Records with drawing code

────

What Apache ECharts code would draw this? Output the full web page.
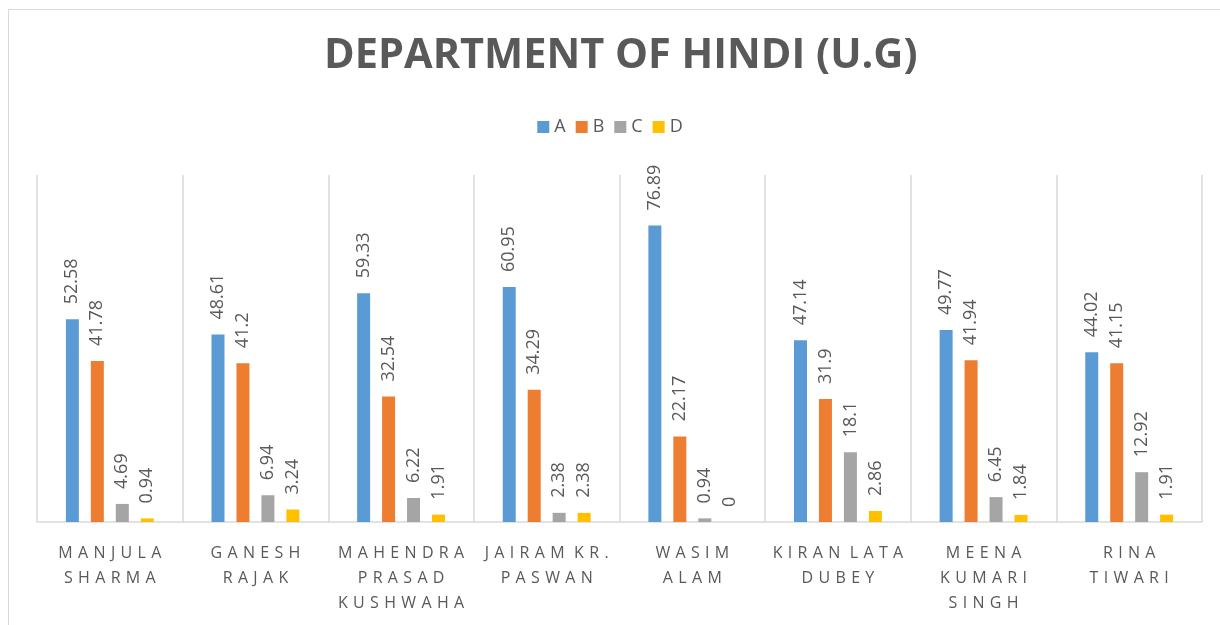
<!DOCTYPE html>
<html>
<head>
<meta charset="utf-8">
<script src="https://cdn.jsdelivr.net/npm/echarts@6/dist/echarts.min.js"></script>
<style>
body { margin: 0; background: #fff; }
#frame { position: absolute; left: 8px; top: 9px; width: 1300px; height: 700px; border-left: 1px solid #d9d9d9; border-top: 1px solid #d9d9d9; }
#main { position: absolute; left: 0; top: 0; width: 1220px; height: 625px; }
</style>
</head>
<body>
<div id="frame"></div>
<div id="main"></div>
<script>
// teacher names (x axis)
var teachers = ['MANJULA\nSHARMA', 'GANESH\nRAJAK', 'MAHENDRA\nPRASAD\nKUSHWAHA', 'JAIRAM KR.\nPASWAN',
	'WASIM\nALAM', 'KIRAN LATA\nDUBEY', 'MEENA\nKUMARI\nSINGH', 'RINA\nTIWARI'];
var gradeA = [52.58, 48.61, 59.33, 60.95, 76.89, 47.14, 49.77, 44.02];
var gradeB = [41.78, 41.2, 32.54, 34.29, 22.17, 31.9, 41.94, 41.15];
var gradeC = [4.69, 6.94, 6.22, 2.38, 0.94, 18.1, 6.45, 12.92];
var gradeD = [0.94, 3.24, 1.91, 2.38, 0, 2.86, 1.84, 1.91];

var textGray = '#595959';
var lineGray = '#d9d9d9';

// wide letter spacing on the names, like the office chart
function spaced(s) {
	return s.split('\n').map(function (line) {
		return line.split(' ').map(function (w) { return w.split('').join('\u2004'); }).join('\u2004 ');
	}).join('\n');
}

function bar(name, data, color) {
	return {
		name: name,
		type: 'bar',
		data: data,
		barWidth: 13,
		barGap: '92%',
		itemStyle: { color: color },
		label: {
			show: true,
			position: 'top',
			rotate: 90,
			align: 'left',
			verticalAlign: 'middle',
			distance: 15,
			color: textGray,
			fontSize: 18,
			fontFamily: 'Open Sans'
		}
	};
}

var chart = echarts.init(document.getElementById('main'));
var option = {
	animation: false,
	title: {
		text: 'DEPARTMENT OF HINDI (U.G)',
		left: 319,
		top: 30,
		textStyle: { color: textGray, fontSize: 41.5, fontWeight: 'bold', fontFamily: 'Open Sans' }
	},
	legend: {
		data: ['A', 'B', 'C', 'D'],
		top: 113,
		left: 'center',
		icon: 'rect',
		itemWidth: 12,
		itemHeight: 12,
		itemGap: 10,
		textStyle: { color: textGray, fontSize: 18, fontFamily: 'Open Sans' }
	},
	grid: { left: 37, right: 18, top: 175, bottom: 103 },
	xAxis: {
		type: 'category',
		data: teachers,
		axisLine: { lineStyle: { color: lineGray, width: 1.5 } },
		axisTick: { show: false },
		splitLine: { show: true, lineStyle: { color: lineGray, width: 1.5 } },
		axisLabel: {
			interval: 0,
			margin: 19,
			color: textGray,
			fontSize: 16,
			lineHeight: 25,
			fontFamily: 'Open Sans',
			formatter: function (v) { return spaced(v); }
		}
	},
	yAxis: {
		type: 'value',
		min: 0,
		max: 90,
		show: false,
		splitLine: { show: false }
	},
	series: [
		bar('A', gradeA, '#5B9BD5'),
		bar('B', gradeB, '#ED7D31'),
		bar('C', gradeC, '#A5A5A5'),
		bar('D', gradeD, '#FFC000')
	]
};
chart.setOption(option);
</script>
</body>
</html>
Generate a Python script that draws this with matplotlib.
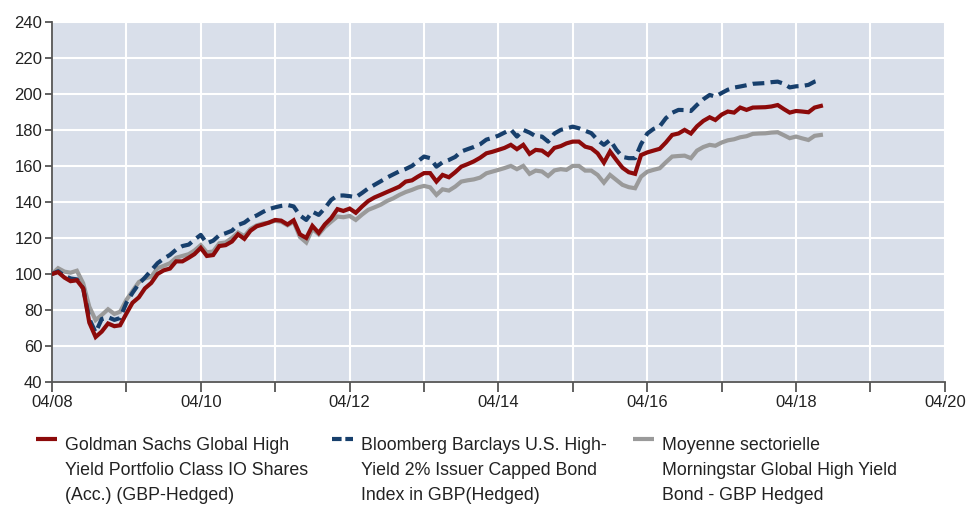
import matplotlib
matplotlib.use("Agg")
import matplotlib.pyplot as plt
from matplotlib import font_manager
from matplotlib.lines import Line2D
import pandas as pd

# monthly values, 04/2008 .. 08/2018 (base 100)
fund = [100, 101, 98, 96, 96.5, 92, 73, 65, 68, 72.5, 71, 71.5,
        78, 84, 87, 92, 95, 100, 102, 103, 107, 107, 109, 111,
        114.5, 110, 110.5, 115.5, 116, 118, 122, 119.5, 124, 126.5, 127.5, 128.5,
        130, 129.6, 127.5, 129.8, 122, 120, 126.7, 122.8, 127.5, 131, 136, 135,
        136.3, 134, 137.5, 140.5, 142.5, 144, 145.5, 147, 148.5, 151.3, 152, 154,
        156, 156, 151.3, 155, 153.7, 156.5, 159.6, 161, 162.5, 164.5, 167, 167.8,
        168.9, 170, 171.7, 169.3, 171.7, 166.7, 168.9, 168.5, 166.1, 170, 171, 172.5,
        173.5, 173.5, 170.7, 169.8, 167, 161.8, 168, 163.3, 159, 156.5, 155.6, 166,
        167.5, 168.5, 169.5, 173, 177.2, 178, 180, 178, 182, 185, 187, 185.5,
        188.5, 190.2, 189.6, 192.4, 191.1, 192.4, 192.5, 192.6, 193, 193.8, 191.5, 189.6,
        190.5, 190.2, 189.8, 192.4, 193.3]

index = [100, 101.5, 99, 97.5, 97, 92, 75, 67.5, 75, 76, 74.5, 75.5,
         84, 89.5, 94.5, 98, 102, 106, 108.5, 110.6, 113.5, 115.5, 116.3, 119,
         121.7, 117, 118.5, 121.5, 122.6, 124, 127.2, 128.5, 131, 132.5, 134.5, 136,
         137, 137.8, 138.3, 137.5, 132.5, 130, 134.6, 132.8, 136.5, 141.1, 143.5, 143.6,
         143.2, 142.6, 145, 147.5, 149.5, 151.5, 153.5, 155.3, 157, 158.3, 160, 162.5,
         165.2, 164.3, 159.6, 162, 163.3, 165, 168, 169.3, 170.5, 172, 174.6, 175.5,
         176.8, 178.5, 180.2, 176.3, 180, 178.5, 176.5, 176.3, 173.5, 178, 180, 180.8,
         181.8, 180.9, 179.5, 178.2, 174.4, 171.7, 174.4, 169, 165, 164.3, 164.3, 172,
         178, 180.5, 182, 186.5, 189.5, 191.1, 191, 190.5, 193.9, 197, 199.4, 198.5,
         200.5, 202.3, 203.5, 204.1, 204.8, 205.6, 205.8, 206, 206.5, 206.8, 205.6, 203.6,
         204.2, 204.4, 205, 206.8, 207.8]

peers = [100, 103.2, 101.3, 100.7, 101.8, 94.8, 81.8, 74.4, 77.2, 80.4, 77.8, 79,
         85.6, 90.5, 95.5, 97.5, 98.5, 103.2, 104.5, 106, 109, 110, 111, 113,
         116, 112, 112.5, 117, 117.5, 120, 123, 121, 125, 127, 128, 128.5,
         129.5, 129, 127, 129, 120.5, 117.5, 125, 122, 126, 129, 131.9, 131.5,
         132.2, 130, 133, 135.6, 137, 138.5, 140.5, 142, 143.9, 145.5, 146.7, 148,
         148.9, 148.1, 143.9, 147, 146.3, 148.5, 151.3, 152, 152.5, 153.5, 155.9, 156.8,
         157.8, 158.8, 160, 158.2, 160, 155.6, 157.4, 156.9, 154.4, 157.5, 158.2, 157.8,
         160, 160, 157.4, 157.4, 155, 150.7, 155, 152.2, 149.5, 148.2, 147.6, 154,
         156.8, 157.8, 158.7, 162, 165.2, 165.5, 165.7, 164.3, 168.5, 170.5, 171.7, 171.2,
         173, 174.2, 174.8, 175.9, 176.5, 177.8, 178, 178.1, 178.5, 178.7, 177, 175.4,
         176.3, 175.3, 174.4, 176.7, 177.2]

labels = ["Goldman Sachs Global High\nYield Portfolio Class IO Shares\n(Acc.) (GBP-Hedged)",
          "Bloomberg Barclays U.S. High-\nYield 2% Issuer Capped Bond\nIndex in GBP(Hedged)",
          "Moyenne sectorielle\nMorningstar Global High Yield\nBond - GBP Hedged"]

RED = "#8c0a0a"
BLUE = "#173f6c"
GREY = "#9a9a9a"
BG = "#d9dfea"
AX = "#555555"

# narrow face if the system has one, else plain Liberation Sans a bit smaller
names = {f.name for f in font_manager.fontManager.ttflist}
if "Liberation Sans Narrow" in names:
    FONT, TK, LG, LS = "Liberation Sans Narrow", 13, 15, 1.3
else:
    FONT, TK, LG, LS = "Liberation Sans", 12, 12.8, 1.62

plt.rcParams["font.family"] = [FONT, "DejaVu Sans"]

dates = pd.date_range("2008-04-01", periods=len(fund), freq="MS")

fig = plt.figure(figsize=(9.67, 5.08), dpi=100)
ax = fig.add_axes([0.0538, 0.248, 0.9234, 0.709])
ax.set_facecolor(BG)

ax.plot(dates, peers, color=GREY, lw=3.0, solid_joinstyle="miter", zorder=3)
ax.plot(dates, index, color=BLUE, lw=3.0, dashes=(2.8, 1.5), dash_capstyle="butt", zorder=4)
ax.plot(dates, fund, color=RED, lw=3.0, solid_joinstyle="miter", zorder=5)

ax.set_xlim(pd.Timestamp("2008-04-01"), pd.Timestamp("2020-04-01"))
ax.set_ylim(40, 240)
ax.set_yticks(range(40, 241, 20))

ticks = pd.date_range("2008-04-01", "2020-04-01", freq="12MS")
ax.set_xticks(ticks)
ax.set_xticklabels([d.strftime("%m/%y") if i % 2 == 0 else "" for i, d in enumerate(ticks)])

ax.grid(True, color="white", lw=1.5, zorder=1)
ax.set_axisbelow(True)
for s in ("top", "right"):
    ax.spines[s].set_visible(False)
for s in ("left", "bottom"):
    ax.spines[s].set_color(AX)
    ax.spines[s].set_linewidth(1.3)
ax.tick_params(axis="both", colors=AX, width=1.3, labelcolor="#222222", labelsize=TK)
ax.tick_params(axis="y", length=5, pad=2)
ax.tick_params(axis="x", length=7, pad=2)

# legend, drawn by hand so the key sits on the first text line
keys = [dict(color=RED), dict(color=BLUE, dashes=(2.3, 0.9)), dict(color=GREY)]
starts = [36, 332, 633]
for x0, lab, kw in zip(starts, labels, keys):
    xf0, xf1 = x0 / 967, (x0 + 21) / 967
    yf = 1 - 439 / 508
    fig.add_artist(Line2D([xf0, xf1], [yf, yf], lw=3.0, solid_capstyle="butt",
                          dash_capstyle="butt", transform=fig.transFigure, **kw))
    fig.text((x0 + 29) / 967, 1 - 437 / 508, lab, ha="left", va="top",
             fontsize=LG, linespacing=LS, color="#222222")

fig.savefig("out.png", dpi=100)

────

» **Set problem**
Up to and including the line with "var lineGray = '#d9d9d9';", copy the data above from its first line. Skip pictures.

» **Response below**
What Apache ECharts code would draw this? Output the full web page.
<!DOCTYPE html>
<html>
<head>
<meta charset="utf-8">
<script src="https://cdn.jsdelivr.net/npm/echarts@6/dist/echarts.min.js"></script>
<style>
body { margin: 0; background: #fff; }
#frame { position: absolute; left: 8px; top: 9px; width: 1300px; height: 700px; border-left: 1px solid #d9d9d9; border-top: 1px solid #d9d9d9; }
#main { position: absolute; left: 0; top: 0; width: 1220px; height: 625px; }
</style>
</head>
<body>
<div id="frame"></div>
<div id="main"></div>
<script>
// teacher names (x axis)
var teachers = ['MANJULA\nSHARMA', 'GANESH\nRAJAK', 'MAHENDRA\nPRASAD\nKUSHWAHA', 'JAIRAM KR.\nPASWAN',
	'WASIM\nALAM', 'KIRAN LATA\nDUBEY', 'MEENA\nKUMARI\nSINGH', 'RINA\nTIWARI'];
var gradeA = [52.58, 48.61, 59.33, 60.95, 76.89, 47.14, 49.77, 44.02];
var gradeB = [41.78, 41.2, 32.54, 34.29, 22.17, 31.9, 41.94, 41.15];
var gradeC = [4.69, 6.94, 6.22, 2.38, 0.94, 18.1, 6.45, 12.92];
var gradeD = [0.94, 3.24, 1.91, 2.38, 0, 2.86, 1.84, 1.91];

var textGray = '#595959';
var lineGray = '#d9d9d9';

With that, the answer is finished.